Greatness and deliberate action are things to strive for, but we should recognize what we are sacrificing to reach those goals. As we drive further toward extremes in pursuit of excellence, we will notice that we must take our focus away from other areas. Being conscious of our decisions and recognizing when we are approaching extreme points will help us find a place where we can continue to seek greatness on more stable footing.

The Reality Around Us

In a letter of advice written to James Harmon to be published in the book Take My Advice, a compilation of letters that Harmon received from creative writers, actors, designers, and artists, Murray Bookchin writes about how difficult it can be to fully think through something in today’s television filled world.  Harmon’s book was published in 2007, and many of the letters he received were written many years before that, but the knowledge shared with him is just as useful today, and Bookchin’s advice is a perfect example.  The author and political theologist who died in 2006 before his letter was published wrote, “I have also learned that it is important not only to adhere to ones ideals but to fully and consistently think out one’s ideas.  In a time when television gives us one dimensional images of human experience and mere shadows of the vibrant reality around us, it is easy to leave one’s ideas incomplete and be satisfied with half-finished thoughts.” With the increase of technology around us and the intrusion of smart phones and devices into almost every part of our lives, Bookchin’s insight is more accurate today than it was when he wrote his letter.

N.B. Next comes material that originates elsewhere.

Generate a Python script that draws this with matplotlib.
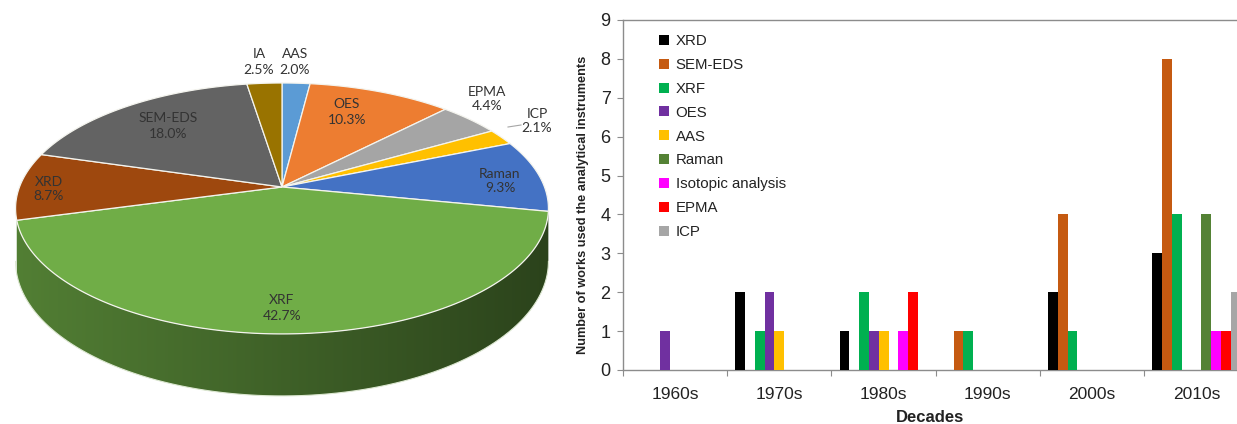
import numpy as np
import matplotlib
matplotlib.use('Agg')
import matplotlib.pyplot as plt
import matplotlib.colors as mcolors
from matplotlib.patches import Polygon


# --- pie data, clockwise from 12 o'clock

pie_labels = ['AAS', 'OES', 'EPMA', 'ICP', 'Raman', 'XRF', 'XRD', 'SEM-EDS', 'IA']
pie_share = [2.0, 10.3, 4.4, 2.1, 9.3, 42.7, 8.7, 18.0, 2.5]  # %
pie_colors = ['#5B9BD5', '#ED7D31', '#A5A5A5', '#FFC000', '#4472C4',
              '#70AD47', '#9E480E', '#636363', '#997300']

# --- bar data

decades = ['1960s', '1970s', '1980s', '1990s', '2000s', '2010s']
instruments = ['XRD', 'SEM-EDS', 'XRF', 'OES', 'AAS', 'Raman',
               'Isotopic analysis', 'EPMA', 'ICP']
xrd = [0, 2, 1, 0, 2, 3]
sem_eds = [0, 0, 0, 1, 4, 8]
xrf = [0, 1, 2, 1, 1, 4]
oes = [1, 2, 1, 0, 0, 0]
aas = [0, 1, 1, 0, 0, 0]
raman = [0, 0, 0, 0, 0, 4]
isotopic = [0, 0, 1, 0, 0, 1]
epma = [0, 0, 2, 0, 0, 1]
icp = [0, 0, 0, 0, 0, 2]
bar_colors = ['#000000', '#C55A11', '#00B050', '#7030A0', '#FFC000',
              '#548235', '#FF00FF', '#FF0000', '#A6A6A6']

counts = [xrd, sem_eds, xrf, oes, aas, raman, isotopic, epma, icp]


W, H = 1237, 424
fig = plt.figure(figsize=(W/100, H/100), dpi=100)


# ------------------
# 3D pie, drawn in pixel coordinates with a simple perspective tilt

ax_pie = fig.add_axes((0, 0, 560/W, 1))
ax_pie.axis('off')

cx, cy = 282., 187.     # apex
A, B, k = 262.5, 121.8, 0.171
depth = 51.4


def proj(t_deg):
    t = np.radians(t_deg)
    u, v = np.cos(t), np.sin(t)
    w = 1 + k*v
    return cx + A*u/w, cy - B*v/w, w


cum = np.concatenate([[0], np.cumsum(pie_share)])
t_start = 90 - 3.6*cum[:-1]
t_end = 90 - 3.6*cum[1:]

# visible wall: between the two silhouette points of the ellipse
t_sil = np.degrees(np.arcsin(k))
wall_lo, wall_hi = -180 + t_sil, -t_sil

xg = np.linspace(0, 560, 400)
shade = 0.56 - 0.17*np.clip((xg - cx)/A, -1, 1)

for i in range(len(pie_share)):
    lo, hi = max(t_end[i], wall_lo), min(t_start[i], wall_hi)
    if hi - lo < 6:   # slivers at the silhouette are hidden by perspective
        continue
    lo, hi = max(t_end[i], -180), min(t_start[i], 0)
    ts = np.linspace(lo, hi, 200)
    xs, ys, ws = proj(ts)
    verts = np.r_[np.c_[xs, ys], np.c_[xs, ys + depth/ws][::-1]]
    wall = Polygon(verts, closed=True, fc='none', ec='none')
    ax_pie.add_patch(wall)
    base = np.array(mcolors.to_rgb(pie_colors[i]))
    grad = np.clip(base[None, None, :]*shade[None, :, None], 0, 1)
    im = ax_pie.imshow(grad, extent=(0, 560, 424, 0), aspect='auto',
                       interpolation='bilinear', zorder=1)
    im.set_clip_path(wall)

# thin light rim along the bottom of the wall
tb = np.linspace(wall_lo, wall_hi, 200)
xr, yr, wr = proj(tb)
ax_pie.plot(xr, yr + depth/wr, color='#DDE8D2', lw=0.8, zorder=1.5)

# --- top face
for i in range(len(pie_share)):
    ts = np.linspace(t_start[i], t_end[i], int(abs(t_start[i] - t_end[i])*2) + 2)
    xs, ys, _ = proj(ts)
    ax_pie.fill(np.r_[cx, xs], np.r_[cy, ys], color=pie_colors[i],
                ec='#F4F4EE', lw=0.9, zorder=2)

# --- data labels (name + share), Excel-like placement
label_pos = {'IA': (259, 62), 'AAS': (295, 62), 'OES': (347, 112),
             'EPMA': (487, 99), 'ICP': (537, 121), 'Raman': (500, 181),
             'XRF': (282, 308), 'XRD': (49, 189), 'SEM-EDS': (168, 126)}
for name, share in zip(pie_labels, pie_share):
    px, py = label_pos[name]
    ax_pie.text(px, py, f'{name}\n{share:.1f}%', ha='center', va='center',
                fontsize=10, family=['Lato', 'DejaVu Sans'], color='#333333',
                linespacing=1.3, zorder=5)

# leader line for ICP
ax_pie.plot([508, 521], [127, 125], color='#A6A6A6', lw=0.8, zorder=5)

ax_pie.set_xlim(0, 560)
ax_pie.set_ylim(H, 0)


# ------------------
# grouped bar chart

narrow = ['Liberation Sans Narrow', 'Liberation Sans', 'DejaVu Sans']

left, bottom = 623/W, 1 - 370/H
ax = fig.add_axes((left, bottom, 1 - left, (370 - 20)/H))

x = np.arange(len(decades))
bw = 0.094
bars = []
for i, (name, vals) in enumerate(zip(instruments, counts)):
    b = ax.bar(x + (i - 4)*bw, vals, width=bw, color=bar_colors[i], label=name,
               linewidth=0, zorder=3)
    bars.append(b)

ax.set_yticks(range(10))
ax.set_xticks(x)
ax.set_xticklabels(decades)
ax.set_xticks(np.arange(-0.5, 6, 1), minor=True)
ax.set_xlim(-0.5, 5.39)   # the chart is cut on the right, as in the source
ax.set_ylim(0, 9)

ax.tick_params(axis='x', which='major', length=0, pad=12, labelsize=12.5, labelcolor='#222222')
ax.tick_params(axis='x', which='minor', length=4, color='#8C8C8C', width=0.8)
ax.tick_params(axis='y', length=4, color='#8C8C8C', width=0.8, pad=5, labelsize=13,
               labelcolor='#222222')
for lab in ax.get_xticklabels() + ax.get_yticklabels():
    lab.set_family(narrow)

for side in ['left', 'bottom', 'top']:
    ax.spines[side].set_color('#8C8C8C')
    ax.spines[side].set_linewidth(1.0)
ax.spines['right'].set_visible(False)

ax.set_xlabel('Decades', fontsize=12, fontweight='bold', family=narrow, labelpad=6,
              color='#222222')
fig.text(583/W, 1 - 205/H, 'Number of works used the analytical instruments',
         rotation=90, ha='center', va='center', fontsize=9.2, fontweight='bold',
         family=narrow, color='#222222')

leg = ax.legend(handles=bars, loc='upper left', bbox_to_anchor=(659/W, 1 - 34/H),
                bbox_transform=fig.transFigure, frameon=False, borderaxespad=0,
                borderpad=0, handlelength=0.65, handleheight=0.65, handletextpad=0.45,
                labelspacing=0.66, prop={'family': narrow, 'size': 10.8})
for t in leg.get_texts():
    t.set_color('#222222')

fig.savefig('out.png', dpi=100)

When I first read this section I had only highlighted the part about television providing us with one-dimensional images of human experience.  I had focused in on this part because I was working on reducing the amount of television  I watched. I was not happy with spending lots of time inactive in front of the television, and I wanted to gain a more full experience of life.  In addition, I have really come to dislike television because it limits our focus and perspective.  Everything in a show is perfectly manicured and tailored to create a world that does not exist.  The conversations people have and the ways in which people act in television shows does not reflect the true experience that most people have. The worst part about television is that it projects a false reality and way of living. I wanted to get away from watching television because I did not want advertising companies to project images of what I should want directly at me, and I did not want to pick up indirect ideas of what my life should be like based on the experiences of the characters in the shows.

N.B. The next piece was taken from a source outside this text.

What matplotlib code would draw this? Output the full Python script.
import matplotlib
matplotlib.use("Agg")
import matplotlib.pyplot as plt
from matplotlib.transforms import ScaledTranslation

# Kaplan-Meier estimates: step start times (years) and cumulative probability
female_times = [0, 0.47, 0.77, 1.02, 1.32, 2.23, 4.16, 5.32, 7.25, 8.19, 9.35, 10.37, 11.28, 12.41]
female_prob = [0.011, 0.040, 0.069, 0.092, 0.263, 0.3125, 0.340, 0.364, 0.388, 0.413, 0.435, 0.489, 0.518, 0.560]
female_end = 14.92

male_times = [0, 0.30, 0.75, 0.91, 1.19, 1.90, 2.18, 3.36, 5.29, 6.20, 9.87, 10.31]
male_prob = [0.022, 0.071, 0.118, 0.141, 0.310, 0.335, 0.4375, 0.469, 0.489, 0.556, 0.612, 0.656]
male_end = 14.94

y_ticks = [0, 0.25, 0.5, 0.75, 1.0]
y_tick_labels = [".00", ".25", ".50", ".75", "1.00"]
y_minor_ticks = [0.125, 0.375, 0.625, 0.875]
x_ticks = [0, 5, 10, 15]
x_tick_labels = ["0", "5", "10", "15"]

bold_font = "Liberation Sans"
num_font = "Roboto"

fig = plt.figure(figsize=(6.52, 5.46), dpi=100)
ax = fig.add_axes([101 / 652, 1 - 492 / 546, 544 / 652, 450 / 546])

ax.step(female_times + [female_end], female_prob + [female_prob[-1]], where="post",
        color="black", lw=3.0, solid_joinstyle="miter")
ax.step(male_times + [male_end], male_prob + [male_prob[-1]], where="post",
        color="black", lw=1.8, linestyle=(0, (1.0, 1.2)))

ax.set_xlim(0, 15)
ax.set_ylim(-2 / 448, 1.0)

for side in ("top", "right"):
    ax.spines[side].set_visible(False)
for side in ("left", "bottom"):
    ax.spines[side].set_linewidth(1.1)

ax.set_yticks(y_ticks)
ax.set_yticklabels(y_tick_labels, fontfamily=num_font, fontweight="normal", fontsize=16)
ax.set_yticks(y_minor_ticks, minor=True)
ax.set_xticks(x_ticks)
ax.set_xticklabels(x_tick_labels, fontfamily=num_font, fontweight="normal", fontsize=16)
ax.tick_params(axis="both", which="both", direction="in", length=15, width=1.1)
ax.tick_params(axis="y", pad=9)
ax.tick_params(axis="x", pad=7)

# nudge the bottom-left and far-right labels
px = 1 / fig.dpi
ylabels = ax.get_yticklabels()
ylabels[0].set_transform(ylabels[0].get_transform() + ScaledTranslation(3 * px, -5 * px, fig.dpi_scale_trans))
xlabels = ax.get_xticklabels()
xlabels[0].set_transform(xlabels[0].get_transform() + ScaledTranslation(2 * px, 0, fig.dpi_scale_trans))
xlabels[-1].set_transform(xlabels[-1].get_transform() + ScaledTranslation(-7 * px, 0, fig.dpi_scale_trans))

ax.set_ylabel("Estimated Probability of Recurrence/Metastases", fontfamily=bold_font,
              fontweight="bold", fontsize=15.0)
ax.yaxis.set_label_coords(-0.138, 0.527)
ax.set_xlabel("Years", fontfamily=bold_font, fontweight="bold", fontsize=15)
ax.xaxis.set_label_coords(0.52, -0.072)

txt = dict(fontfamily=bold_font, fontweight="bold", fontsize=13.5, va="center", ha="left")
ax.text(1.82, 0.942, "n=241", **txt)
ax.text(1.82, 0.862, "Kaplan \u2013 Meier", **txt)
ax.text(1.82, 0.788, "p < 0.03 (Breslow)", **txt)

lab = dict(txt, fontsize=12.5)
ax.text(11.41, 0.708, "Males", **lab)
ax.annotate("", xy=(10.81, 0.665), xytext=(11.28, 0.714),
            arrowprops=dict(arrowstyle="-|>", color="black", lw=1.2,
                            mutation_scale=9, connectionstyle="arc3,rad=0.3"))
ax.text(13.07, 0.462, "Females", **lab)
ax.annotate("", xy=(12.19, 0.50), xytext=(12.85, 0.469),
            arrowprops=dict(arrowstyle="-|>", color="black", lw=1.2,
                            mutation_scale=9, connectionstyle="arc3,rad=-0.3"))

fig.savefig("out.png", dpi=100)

When I came back to this quote to write about it, I was stuck by the idea of television, and really all technology, limiting the time we spend thinking deeply about any one thing.  Bookchin’s advice to fully think through our ideas requires that we spend time on reflective processes. Writing, meditation, and reading are ways that we can spend time refocusing and dialing in on our values or ideals so that we truly commit them to our sense of self.  Without this time we can become lost in a sea of noise generated from television, email, and social media notifications.